### WHAT YOU SHOULD DO
Extract, unchanged, each line of the listing below from its first line through the line that contains "ax.set_ylabel('Relative Energy (eV)', fontsize=16.5, labelpad=4)", inclusive, and nothing else.
..........
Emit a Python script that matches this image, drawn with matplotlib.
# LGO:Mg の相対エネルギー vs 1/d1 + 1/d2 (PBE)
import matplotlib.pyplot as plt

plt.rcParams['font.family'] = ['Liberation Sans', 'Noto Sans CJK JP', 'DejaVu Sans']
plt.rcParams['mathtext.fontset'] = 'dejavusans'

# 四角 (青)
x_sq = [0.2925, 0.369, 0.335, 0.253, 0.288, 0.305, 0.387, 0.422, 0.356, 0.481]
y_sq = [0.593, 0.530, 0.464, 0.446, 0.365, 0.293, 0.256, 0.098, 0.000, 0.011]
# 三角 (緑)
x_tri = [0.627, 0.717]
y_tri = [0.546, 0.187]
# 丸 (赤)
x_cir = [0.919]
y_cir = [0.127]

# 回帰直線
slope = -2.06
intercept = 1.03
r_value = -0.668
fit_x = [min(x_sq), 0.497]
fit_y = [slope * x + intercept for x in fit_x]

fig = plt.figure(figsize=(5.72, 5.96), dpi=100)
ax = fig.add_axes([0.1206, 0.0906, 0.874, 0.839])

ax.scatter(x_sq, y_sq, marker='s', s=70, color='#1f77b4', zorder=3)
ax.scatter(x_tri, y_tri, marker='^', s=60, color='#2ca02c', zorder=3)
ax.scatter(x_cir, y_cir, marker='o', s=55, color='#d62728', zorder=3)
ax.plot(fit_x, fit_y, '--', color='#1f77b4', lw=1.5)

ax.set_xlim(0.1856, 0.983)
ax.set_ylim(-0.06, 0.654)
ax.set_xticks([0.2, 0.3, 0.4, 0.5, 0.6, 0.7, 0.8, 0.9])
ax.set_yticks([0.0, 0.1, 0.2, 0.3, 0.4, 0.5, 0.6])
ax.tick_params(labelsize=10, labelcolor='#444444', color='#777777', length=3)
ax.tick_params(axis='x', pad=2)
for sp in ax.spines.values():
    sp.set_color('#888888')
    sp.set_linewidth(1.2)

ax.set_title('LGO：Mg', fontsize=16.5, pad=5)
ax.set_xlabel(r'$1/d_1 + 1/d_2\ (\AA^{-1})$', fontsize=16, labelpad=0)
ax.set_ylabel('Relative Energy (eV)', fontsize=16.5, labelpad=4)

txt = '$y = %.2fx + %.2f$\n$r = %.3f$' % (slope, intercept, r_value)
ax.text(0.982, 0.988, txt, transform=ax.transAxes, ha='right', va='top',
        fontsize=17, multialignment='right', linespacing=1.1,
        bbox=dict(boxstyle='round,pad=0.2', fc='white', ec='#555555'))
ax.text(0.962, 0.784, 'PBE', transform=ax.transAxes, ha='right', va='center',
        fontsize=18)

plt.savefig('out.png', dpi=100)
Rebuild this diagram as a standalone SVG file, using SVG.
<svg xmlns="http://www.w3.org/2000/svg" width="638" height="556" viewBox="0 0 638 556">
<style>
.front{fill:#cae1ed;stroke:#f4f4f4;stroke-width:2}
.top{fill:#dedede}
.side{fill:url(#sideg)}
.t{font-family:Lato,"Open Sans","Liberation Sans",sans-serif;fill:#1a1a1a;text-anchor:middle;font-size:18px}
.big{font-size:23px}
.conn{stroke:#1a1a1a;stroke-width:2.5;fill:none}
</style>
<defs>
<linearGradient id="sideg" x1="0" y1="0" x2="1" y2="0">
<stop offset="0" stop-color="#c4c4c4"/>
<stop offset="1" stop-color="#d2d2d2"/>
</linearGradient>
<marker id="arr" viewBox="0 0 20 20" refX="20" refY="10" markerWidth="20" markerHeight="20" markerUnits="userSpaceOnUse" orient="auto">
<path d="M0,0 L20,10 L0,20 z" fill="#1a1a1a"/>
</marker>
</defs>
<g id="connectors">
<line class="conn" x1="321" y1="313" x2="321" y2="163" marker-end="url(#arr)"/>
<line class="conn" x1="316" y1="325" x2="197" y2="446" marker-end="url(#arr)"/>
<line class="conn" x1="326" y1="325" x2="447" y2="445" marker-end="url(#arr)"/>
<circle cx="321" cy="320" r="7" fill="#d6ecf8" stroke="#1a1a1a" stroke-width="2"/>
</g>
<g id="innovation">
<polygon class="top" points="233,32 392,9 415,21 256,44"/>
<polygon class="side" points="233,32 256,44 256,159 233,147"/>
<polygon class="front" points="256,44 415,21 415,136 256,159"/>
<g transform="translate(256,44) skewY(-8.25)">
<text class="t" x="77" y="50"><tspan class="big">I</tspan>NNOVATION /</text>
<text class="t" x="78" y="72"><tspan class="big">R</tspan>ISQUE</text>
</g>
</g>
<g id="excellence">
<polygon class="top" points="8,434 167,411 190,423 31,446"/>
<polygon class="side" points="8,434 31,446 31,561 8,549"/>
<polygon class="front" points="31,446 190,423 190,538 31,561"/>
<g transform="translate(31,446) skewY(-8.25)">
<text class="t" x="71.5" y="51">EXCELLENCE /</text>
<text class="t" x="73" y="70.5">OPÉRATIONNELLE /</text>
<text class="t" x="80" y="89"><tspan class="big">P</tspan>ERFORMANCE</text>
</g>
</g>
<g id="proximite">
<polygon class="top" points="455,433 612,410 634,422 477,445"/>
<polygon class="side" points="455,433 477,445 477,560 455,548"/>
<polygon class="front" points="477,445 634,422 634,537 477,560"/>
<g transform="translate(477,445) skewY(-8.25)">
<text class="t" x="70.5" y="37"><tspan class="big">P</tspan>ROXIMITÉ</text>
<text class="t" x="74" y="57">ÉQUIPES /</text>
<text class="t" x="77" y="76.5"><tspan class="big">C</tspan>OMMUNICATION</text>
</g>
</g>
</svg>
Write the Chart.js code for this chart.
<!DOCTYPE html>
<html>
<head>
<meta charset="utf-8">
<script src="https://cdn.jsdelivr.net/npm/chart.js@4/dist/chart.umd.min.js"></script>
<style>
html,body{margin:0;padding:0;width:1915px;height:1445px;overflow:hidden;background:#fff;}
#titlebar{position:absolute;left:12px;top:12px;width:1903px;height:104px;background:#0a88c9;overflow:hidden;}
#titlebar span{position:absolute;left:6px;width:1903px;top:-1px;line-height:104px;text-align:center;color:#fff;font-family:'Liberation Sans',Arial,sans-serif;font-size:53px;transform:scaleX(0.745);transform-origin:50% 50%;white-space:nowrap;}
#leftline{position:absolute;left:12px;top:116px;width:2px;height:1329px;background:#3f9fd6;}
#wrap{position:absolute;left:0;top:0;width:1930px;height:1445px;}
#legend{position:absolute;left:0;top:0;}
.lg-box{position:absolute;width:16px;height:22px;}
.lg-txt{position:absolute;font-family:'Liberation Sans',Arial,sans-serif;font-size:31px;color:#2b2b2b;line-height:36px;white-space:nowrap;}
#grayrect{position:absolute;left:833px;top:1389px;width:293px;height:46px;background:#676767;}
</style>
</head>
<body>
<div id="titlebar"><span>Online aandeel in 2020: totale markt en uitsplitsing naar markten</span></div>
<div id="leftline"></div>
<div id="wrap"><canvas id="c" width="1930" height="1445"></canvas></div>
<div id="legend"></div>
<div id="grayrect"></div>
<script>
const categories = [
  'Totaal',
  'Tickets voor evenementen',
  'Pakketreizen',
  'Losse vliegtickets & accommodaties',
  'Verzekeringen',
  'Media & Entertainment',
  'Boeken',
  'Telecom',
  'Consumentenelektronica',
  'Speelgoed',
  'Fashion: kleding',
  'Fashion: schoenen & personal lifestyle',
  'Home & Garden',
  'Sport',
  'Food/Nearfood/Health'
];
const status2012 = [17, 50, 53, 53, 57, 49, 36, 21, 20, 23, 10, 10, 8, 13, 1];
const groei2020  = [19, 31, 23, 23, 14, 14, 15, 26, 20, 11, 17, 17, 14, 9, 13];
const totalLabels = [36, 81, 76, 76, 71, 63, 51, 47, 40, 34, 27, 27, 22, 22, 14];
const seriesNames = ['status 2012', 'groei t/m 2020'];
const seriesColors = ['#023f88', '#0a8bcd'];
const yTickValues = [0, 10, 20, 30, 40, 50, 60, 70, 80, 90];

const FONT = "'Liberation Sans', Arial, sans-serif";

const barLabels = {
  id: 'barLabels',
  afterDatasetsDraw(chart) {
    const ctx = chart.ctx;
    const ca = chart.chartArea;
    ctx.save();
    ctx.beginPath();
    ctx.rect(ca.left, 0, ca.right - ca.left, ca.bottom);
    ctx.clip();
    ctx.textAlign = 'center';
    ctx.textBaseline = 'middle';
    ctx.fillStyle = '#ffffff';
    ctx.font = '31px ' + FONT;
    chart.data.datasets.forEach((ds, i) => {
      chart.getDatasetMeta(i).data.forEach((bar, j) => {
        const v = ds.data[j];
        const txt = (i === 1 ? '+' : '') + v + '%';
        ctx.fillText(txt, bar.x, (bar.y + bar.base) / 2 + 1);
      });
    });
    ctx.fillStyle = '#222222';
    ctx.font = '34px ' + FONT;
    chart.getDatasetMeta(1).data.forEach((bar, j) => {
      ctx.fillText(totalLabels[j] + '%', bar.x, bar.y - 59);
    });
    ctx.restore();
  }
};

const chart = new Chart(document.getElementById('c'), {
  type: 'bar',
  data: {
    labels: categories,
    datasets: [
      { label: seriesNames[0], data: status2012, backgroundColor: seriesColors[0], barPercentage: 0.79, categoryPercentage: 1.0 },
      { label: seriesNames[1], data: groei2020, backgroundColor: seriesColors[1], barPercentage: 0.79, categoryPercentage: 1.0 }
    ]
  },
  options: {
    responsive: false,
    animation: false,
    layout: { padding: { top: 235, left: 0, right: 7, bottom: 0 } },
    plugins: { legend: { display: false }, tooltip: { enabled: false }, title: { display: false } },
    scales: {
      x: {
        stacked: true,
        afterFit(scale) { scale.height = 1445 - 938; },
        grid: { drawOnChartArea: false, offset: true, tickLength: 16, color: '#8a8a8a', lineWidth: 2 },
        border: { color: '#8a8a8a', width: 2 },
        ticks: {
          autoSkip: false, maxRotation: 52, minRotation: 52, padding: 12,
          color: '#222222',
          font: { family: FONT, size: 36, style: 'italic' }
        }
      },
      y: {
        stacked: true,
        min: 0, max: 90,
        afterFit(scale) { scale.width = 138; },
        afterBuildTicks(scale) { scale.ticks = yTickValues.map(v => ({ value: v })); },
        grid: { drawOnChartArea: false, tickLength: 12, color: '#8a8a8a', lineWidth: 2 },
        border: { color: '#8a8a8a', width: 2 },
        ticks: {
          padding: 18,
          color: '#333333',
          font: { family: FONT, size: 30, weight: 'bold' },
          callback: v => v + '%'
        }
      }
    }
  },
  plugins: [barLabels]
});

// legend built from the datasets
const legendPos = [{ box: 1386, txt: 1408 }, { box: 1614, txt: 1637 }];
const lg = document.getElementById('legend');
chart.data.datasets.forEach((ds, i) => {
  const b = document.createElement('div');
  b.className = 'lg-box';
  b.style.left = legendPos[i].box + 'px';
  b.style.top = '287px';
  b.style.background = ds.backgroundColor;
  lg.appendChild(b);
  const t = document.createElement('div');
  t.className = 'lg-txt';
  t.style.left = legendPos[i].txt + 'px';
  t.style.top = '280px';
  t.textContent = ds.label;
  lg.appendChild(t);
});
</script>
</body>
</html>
..........
### SOLVED PROBLEM
Emit a Python script that matches this image, drawn with matplotlib.
# LGO:Mg の相対エネルギー vs 1/d1 + 1/d2 (PBE)
import matplotlib.pyplot as plt

plt.rcParams['font.family'] = ['Liberation Sans', 'Noto Sans CJK JP', 'DejaVu Sans']
plt.rcParams['mathtext.fontset'] = 'dejavusans'

# 四角 (青)
x_sq = [0.2925, 0.369, 0.335, 0.253, 0.288, 0.305, 0.387, 0.422, 0.356, 0.481]
y_sq = [0.593, 0.530, 0.464, 0.446, 0.365, 0.293, 0.256, 0.098, 0.000, 0.011]
# 三角 (緑)
x_tri = [0.627, 0.717]
y_tri = [0.546, 0.187]
# 丸 (赤)
x_cir = [0.919]
y_cir = [0.127]

# 回帰直線
slope = -2.06
intercept = 1.03
r_value = -0.668
fit_x = [min(x_sq), 0.497]
fit_y = [slope * x + intercept for x in fit_x]

fig = plt.figure(figsize=(5.72, 5.96), dpi=100)
ax = fig.add_axes([0.1206, 0.0906, 0.874, 0.839])

ax.scatter(x_sq, y_sq, marker='s', s=70, color='#1f77b4', zorder=3)
ax.scatter(x_tri, y_tri, marker='^', s=60, color='#2ca02c', zorder=3)
ax.scatter(x_cir, y_cir, marker='o', s=55, color='#d62728', zorder=3)
ax.plot(fit_x, fit_y, '--', color='#1f77b4', lw=1.5)

ax.set_xlim(0.1856, 0.983)
ax.set_ylim(-0.06, 0.654)
ax.set_xticks([0.2, 0.3, 0.4, 0.5, 0.6, 0.7, 0.8, 0.9])
ax.set_yticks([0.0, 0.1, 0.2, 0.3, 0.4, 0.5, 0.6])
ax.tick_params(labelsize=10, labelcolor='#444444', color='#777777', length=3)
ax.tick_params(axis='x', pad=2)
for sp in ax.spines.values():
    sp.set_color('#888888')
    sp.set_linewidth(1.2)

ax.set_title('LGO：Mg', fontsize=16.5, pad=5)
ax.set_xlabel(r'$1/d_1 + 1/d_2\ (\AA^{-1})$', fontsize=16, labelpad=0)
ax.set_ylabel('Relative Energy (eV)', fontsize=16.5, labelpad=4)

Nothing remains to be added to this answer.